Cette thèse est également avancée par Oscar Mazzoleni, professeur en science politique et directeur de l’Observatoire de la vie politique régionale à l’Université de Lausanne. Il estime que «depuis bien longtemps, il existe un terreau d’antisémitisme latent en Suisse et en Europe, affiché sans complexes ces dernières années par des groupuscules extrémistes minoritaires de droite tels que la Junge Tat». Cet antisémitisme aurait ensuite été réveillé à large échelle dès le 7 octobre et le début de la guerre entre la branche armée du Hamas et Israël, notamment à cause des réseaux sociaux qui documentent massivement le conflit. Et selon lui, les enseignants devraient pouvoir parler du conflit en classe.

«L’histoire contemporaine relative à la question de l’antisémitisme, comme elle est enseignée aux adolescents, est souvent limitée à la Shoah. Il est légitime de se demander si ce décalage entre le savoir historique transmis dans le cadre scolaire et l’actualité laisse aux idées d’extrême droite une opportunité de convaincre les jeunes via par exemple les réseaux sociaux. En même temps, au-delà des contenus eux-mêmes, les saluts nazis et les propos antisémites pourraient également être une manière de manifester une rupture vis-à-vis de l’autorité scolaire».
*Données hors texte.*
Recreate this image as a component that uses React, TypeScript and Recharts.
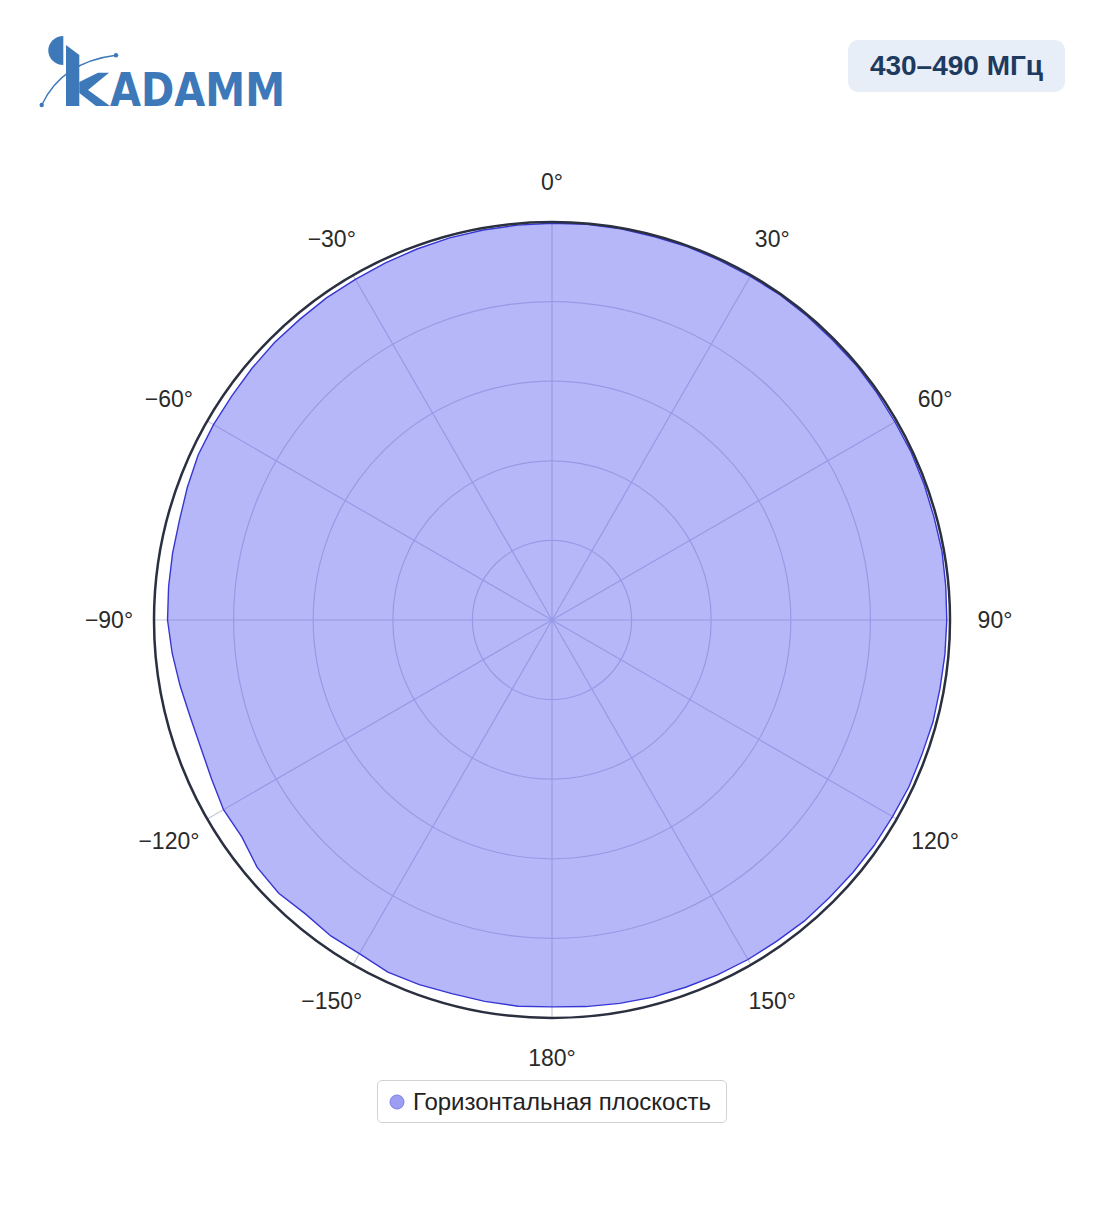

Les gestes et propos nazis pourraient être interdits

Faire un salut nazi pourrait être bientôt illégal. En décembre, le Conseil des Etats s’est prononcé en faveur de l’interdiction des symboles extrémistes dans l’espace public. Cette dénomination inclut également les gestes et les paroles. Une décision qui a emboîté le pas à plusieurs motions cantonales sur le sujet. Dont celle du député fribourgeois Alexandre Berset intitulée «en finir avec les symboles nazis». En janvier, le Conseil d’Etat a toutefois recommandé son rejet. Une prise de position critiquée par Johanne Gurfinkiel de la CICAD qui estime qu’«il faut que la justice ait plus d’outils en main pour pouvoir lutter efficacement contre l’antisémitisme. Et interdire les symboles nazis est une solution.»

Le Grand Conseil devra se prononcer lui aussi sur cette motion qui pourrait donc indirectement avoir une incidence légale sur les auteurs de gestes antisémites ou nazis perpétrés dans les écoles du canton de Fribourg. Du côté du canton de Vaud, une motion similaire a été acceptée par le législatif cantonal et élargie à l’ensemble des symboles haineux. Contactés, les départements de l’éducation n’ont pas pu nous spécifier précisément de quelle manière ils devraient appliquer le texte proposé par le Conseil des Etats si ce dernier est accepté par la Chambre basse.